Par contre, j’ai dû travailler avec Leos Carax pour Tokyo ! [2008]10. Et là, j’étais folle de rage. Il prenait le japonais comme une musique et il ne voulait pas que l’on suive l’ordre japonais ! Par exemple, il y avait tout un énoncé de noms de pays. Je les avais mis dans l’ordre dans lesquels on les entendait en japonais. Et il disait : « Non. Il faut les mettre dans l’ordre français, c’est ce que j’ai écrit qui compte. » Je lui disais : « Mais vous l’entendez en japonais, nom d’une pipe ! »

Mais le comble, ce fut l’histoire du verdict du procès. Un carton disait : « Peine de mort. » Le verdict, c’était la peine de mort.
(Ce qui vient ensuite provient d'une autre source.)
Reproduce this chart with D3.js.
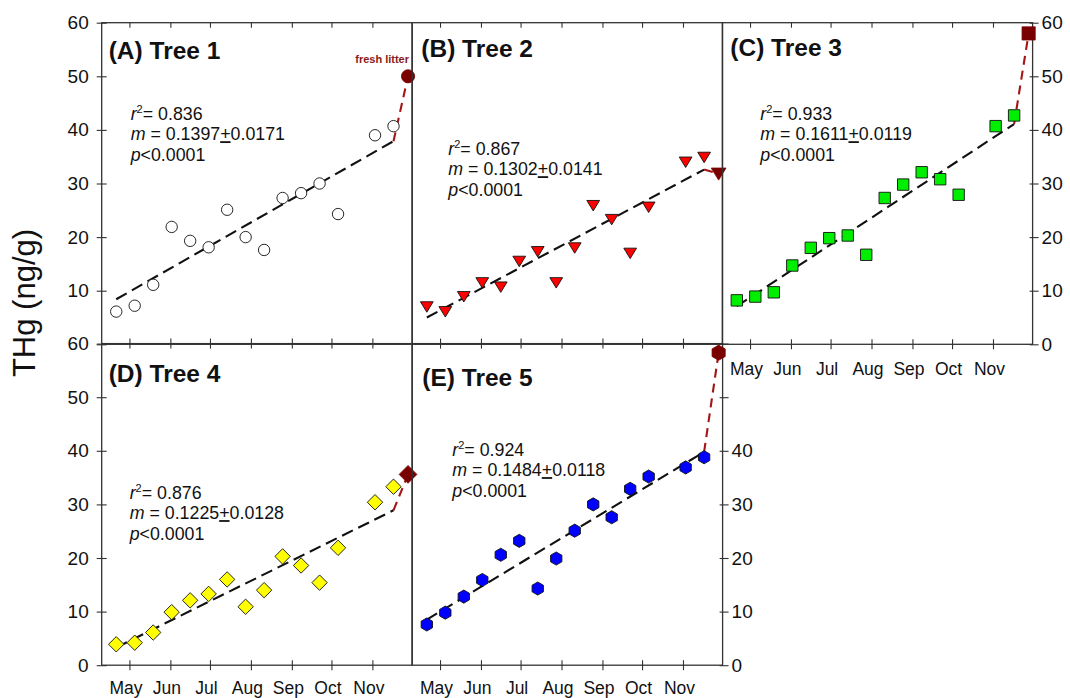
<!DOCTYPE html>
<html>
<head>
<meta charset="utf-8">
<script src="https://cdn.jsdelivr.net/npm/d3@7"></script>
<style>
  body { margin: 0; background: #fff; }
  text { font-family: "Liberation Sans", Arial, sans-serif; fill: #111; }
</style>
</head>
<body>
<svg id="chart"></svg>
<script>
// sampling dates (biweekly) and fresh litter date
const sampleDates = ["2014-04-21", "2014-05-05", "2014-05-19", "2014-06-02", "2014-06-16",
  "2014-06-30", "2014-07-14", "2014-07-28", "2014-08-11", "2014-08-25", "2014-09-08",
  "2014-09-22", "2014-10-06", "2014-11-03", "2014-11-17"];
const freshDate = "2014-11-28";

// THg (ng/g) per tree
const tree1 = [6.1, 7.2, 11.1, 21.9, 19.3, 18.1, 25.1, 20.0, 17.6, 27.3, 28.2, 30.0, 24.3, 39.0, 40.7];
const tree2 = [7.0, 6.1, 8.9, 11.5, 10.7, 15.5, 17.3, 11.5, 18.0, 25.9, 23.3, 17.0, 25.6, 34.0, 34.9];
const tree3 = [8.2, 8.9, 9.7, 14.7, 18.0, 19.8, 20.3, 16.7, 27.3, 29.8, 32.1, 30.8, 27.9, 40.7, 42.7];
const tree4 = [3.9, 4.2, 6.1, 9.9, 12.1, 13.3, 16.0, 10.9, 14.0, 20.3, 18.6, 15.4, 21.9, 30.4, 33.3];
const tree5 = [7.6, 9.8, 12.8, 15.9, 20.6, 23.2, 14.3, 19.9, 25.1, 30.0, 27.6, 32.9, 35.2, 36.9, 38.8];
const freshLitter = [50.0, 31.8, 58.0, 35.6, 58.3];

// regression line ends
const fitStart = [8.4, 5.0, 7.1, 3.3, 8.5];
const fitEnd = [37.9, 32.6, 41.1, 28.9, 39.8];

const titles = ["(A) Tree 1", "(B) Tree 2", "(C) Tree 3", "(D) Tree 4", "(E) Tree 5"];
const r2 = ["0.836", "0.867", "0.933", "0.876", "0.924"];
const slope = ["0.1397", "0.1302", "0.1611", "0.1225", "0.1484"];
const slopeErr = ["0.0171", "0.0141", "0.0119", "0.0128", "0.0118"];
const pText = "<0.0001";

const yTicks = [0, 10, 20, 30, 40, 50, 60];
const monthTicks = ["2014-05-01", "2014-06-01", "2014-07-01", "2014-08-01", "2014-09-01", "2014-10-01", "2014-11-01"];
const monthNames = ["May", "Jun", "Jul", "Aug", "Sep", "Oct", "Nov"];

const series = [tree1, tree2, tree3, tree4, tree5];
const parse = d3.utcParse("%Y-%m-%d");

// layout
const W = 1070, H = 698;
const colX = [101.7, 412.3, 722.3];
const rowY = [22.7, 343.6];
const pw = 310.3, ph = 321.6;
const panelCol = [0, 1, 2, 0, 1];
const panelRow = [0, 0, 0, 1, 1];
const titleOff = [[7, 36], [9, 34], [8, 33], [7, 38], [10, 42]];
const statsOff = [[29, 97], [36, 132], [38, 97], [28, 155], [40, 112]];
const shapes = ["circle", "triDown", "square", "diamond", "hexagon"];
const fills = ["#ffffff", "#ff0000", "#00ee00", "#ffff00", "#0000ff"];
const litterColor = "#7a0000";
const litterLine = "#a31515";
const frameColor = "#333";

function shapePath(type, s) {
  if (type === "circle") return `M${-s},0A${s},${s} 0 1,0 ${s},0A${s},${s} 0 1,0 ${-s},0Z`;
  if (type === "triDown") return `M${-s * 1.12},${-s * 0.88}L${s * 1.12},${-s * 0.88}L0,${s * 0.95}Z`;
  if (type === "square") return `M${-s},${-s}L${s},${-s}L${s},${s}L${-s},${s}Z`;
  if (type === "diamond") return `M0,${-s * 1.35}L${s * 1.35},0L0,${s * 1.35}L${-s * 1.35},0Z`;
  const pts = d3.range(6).map(k => {
    const a = (-90 + 60 * k) * Math.PI / 180;
    return [s * 1.15 * Math.cos(a), s * 1.15 * Math.sin(a)];
  });
  return "M" + pts.map(p => p.join(",")).join("L") + "Z";
}

const svg = d3.select("#chart").attr("width", W).attr("height", H);
svg.append("rect").attr("width", W).attr("height", H).attr("fill", "#fff");

// y label
svg.append("text")
    .attr("transform", "translate(35,303) rotate(-90)")
    .attr("text-anchor", "middle")
    .attr("font-size", 31)
    .text("THg (ng/g)");

const x = d3.scaleUtc()
    .domain([Date.UTC(2014, 3, 10), Date.UTC(2014, 11, 1)])
    .range([0, pw]);
const y = d3.scaleLinear().domain([0, 60]).range([ph, 0]);

series.forEach((vals, i) => {
  const col = panelCol[i], row = panelRow[i];
  const g = svg.append("g").attr("transform", `translate(${colX[col]},${rowY[row]})`);

  // frame
  g.append("rect").attr("width", pw).attr("height", ph)
      .attr("fill", "none").attr("stroke", frameColor).attr("stroke-width", 1.3);

  const mt = monthTicks.map(parse);

  // top ticks
  const top = g.append("g").call(d3.axisTop(x).tickValues(mt).tickSize(5).tickFormat(""));
  top.select(".domain").remove();
  top.selectAll(".tick line").attr("y1", row === 0 ? 0 : 5).attr("y2", row === 0 ? 5 : -5)
      .attr("stroke", frameColor).attr("stroke-width", 1.1);

  // bottom ticks + month labels where the panel has nothing below
  const hasBottom = row === 1 || col === 2;
  if (hasBottom) {
    const bot = g.append("g").attr("transform", `translate(0,${ph})`)
        .call(d3.axisBottom(x).tickValues(mt).tickSize(5).tickFormat((d, k) => monthNames[k]));
    bot.select(".domain").remove();
    bot.selectAll(".tick line").attr("y1", -5).attr("stroke", frameColor).attr("stroke-width", 1.1);
    bot.selectAll(".tick text").attr("y", row === 1 ? 29 : 31).attr("dy", 0).attr("dx", -4)
        .attr("font-size", 17.5).attr("font-family", "Liberation Sans, Arial, sans-serif").attr("fill", "#111");
  }

  // left y axis
  if (col === 0) {
    const shown = row === 0 ? [10, 20, 30, 40, 50, 60] : yTicks;
    const ax = g.append("g")
        .call(d3.axisLeft(y).tickValues(yTicks).tickSize(5).tickPadding(8)
          .tickFormat(d => shown.includes(d) ? d : ""));
    ax.select(".domain").remove();
    ax.selectAll(".tick line").attr("x1", 5).attr("stroke", frameColor).attr("stroke-width", 1.1);
    ax.selectAll(".tick text").attr("font-size", 19)
        .attr("font-family", "Liberation Sans, Arial, sans-serif").attr("fill", "#111");
  }
  // right y axis (C and E)
  if (col === 2 || (col === 1 && row === 1)) {
    const shown = col === 2 ? yTicks : [0, 10, 20, 30, 40];
    const ax = g.append("g").attr("transform", `translate(${pw},0)`)
        .call(d3.axisRight(y).tickValues(yTicks).tickSize(6).tickPadding(3)
          .tickFormat(d => shown.includes(d) ? d : ""));
    ax.select(".domain").remove();
    ax.selectAll(".tick line").attr("x1", -3).attr("stroke", frameColor).attr("stroke-width", 1.1);
    ax.selectAll(".tick text").attr("font-size", 19)
        .attr("font-family", "Liberation Sans, Arial, sans-serif").attr("fill", "#111");
  }

  const d0 = parse(sampleDates[0]);
  const dN = parse(sampleDates[sampleDates.length - 1]);
  const dF = parse(freshDate);

  // regression line
  g.append("line")
      .attr("x1", x(d0)).attr("y1", y(fitStart[i]))
      .attr("x2", x(dN)).attr("y2", y(fitEnd[i]))
      .attr("stroke", "#111").attr("stroke-width", 2.1).attr("stroke-dasharray", "12,6");

  // link to fresh litter
  g.append("line")
      .attr("x1", x(dN)).attr("y1", y(fitEnd[i]))
      .attr("x2", x(dF)).attr("y2", y(freshLitter[i]))
      .attr("stroke", litterLine).attr("stroke-width", 2.1).attr("stroke-dasharray", "9,6");

  // samples
  g.selectAll(".pt").data(vals).enter().append("path")
      .attr("class", "pt")
      .attr("transform", (d, k) => `translate(${x(parse(sampleDates[k]))},${y(d)})`)
      .attr("d", shapePath(shapes[i], 5.7))
      .attr("fill", fills[i]).attr("stroke", "#111").attr("stroke-width", 0.9);

  // fresh litter point
  g.append("path")
      .attr("transform", `translate(${x(dF)},${y(freshLitter[i])})`)
      .attr("d", shapePath(shapes[i], 6.6))
      .attr("fill", litterColor).attr("stroke", litterColor).attr("stroke-width", 0.8);

  if (i === 0) {
    g.append("text")
        .attr("x", x(dF) + 1).attr("y", y(freshLitter[i]) - 13)
        .attr("text-anchor", "end")
        .attr("font-size", 11).attr("font-weight", "bold")
        .style("fill", "#8b1a1a")
        .text("fresh litter");
  }

  // panel title
  g.append("text")
      .attr("x", titleOff[i][0]).attr("y", titleOff[i][1])
      .attr("font-size", 24.5).attr("font-weight", "bold")
      .text(titles[i]);

  // stats
  const sx = statsOff[i][0], sy = statsOff[i][1];
  const t1 = g.append("text").attr("x", sx).attr("y", sy).attr("font-size", 17.8);
  t1.append("tspan").attr("font-style", "italic").text("r");
  t1.append("tspan").attr("font-size", 11).attr("dy", -7).text("2");
  t1.append("tspan").attr("dy", 7).text("= " + r2[i]);

  const t2 = g.append("text").attr("x", sx).attr("y", sy + 20.5).attr("font-size", 17.8);
  t2.append("tspan").attr("font-style", "italic").text("m");
  t2.append("tspan").text(" = " + slope[i]);
  t2.append("tspan").style("text-decoration", "underline").text("+");
  t2.append("tspan").text(slopeErr[i]);

  const t3 = g.append("text").attr("x", sx).attr("y", sy + 41).attr("font-size", 17.8);
  t3.append("tspan").attr("font-style", "italic").text("p");
  t3.append("tspan").text(pText);
});
</script>
</body>
</html>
Et il m’a dit : « Il faut mettre “peine de mort par pendaison”. » Je lui dis : « Mais c’est marqué “peine de mort”. » Lui : « Non, c’est “par pendaison”. C’est horrible, la pendaison. » Moi : « Si vous croyez que c’est mieux d’être guillotiné… » [rires] Il n’a pas aimé du tout ! C’est dans la scène suivante qu’on voyait la pendaison.

Vous avez quand même signé ce sous-titrage ?

Non, j’ai refusé de le signer. Carax avait dans sa tête son film jusqu’au bout, et il n’a pas voulu en démordre. Son assistante-monteuse était catastrophée, elle trouvait que je lui manquais totalement de respect. C’est vrai que le réalisateur peut faire ce qu’il veut. C’est son film, après tout. Mais le sous-titreur a le droit de ne pas signer. Limosin, lui, avait eu une attitude intelligente en reconnaissant qu’il y a des variations en japonais, il essayait de retrouver ses propres mots après le passage dans l’autre langue.

Mais dans l’histoire avec Leos Carax, ce qui m’a le plus choquée, c’était la négation du pouvoir de l’image et l’importance démesurée donnée aux mots. L’image de la pendaison était plus forte que l’annonce du carton. C’est toujours une histoire d’image.

Propos recueillis par Samuel Bréan et Jean-François Cornu à Paris, le 6 novembre 2014, et actualisés par Catherine Cadou le 6 octobre 2015.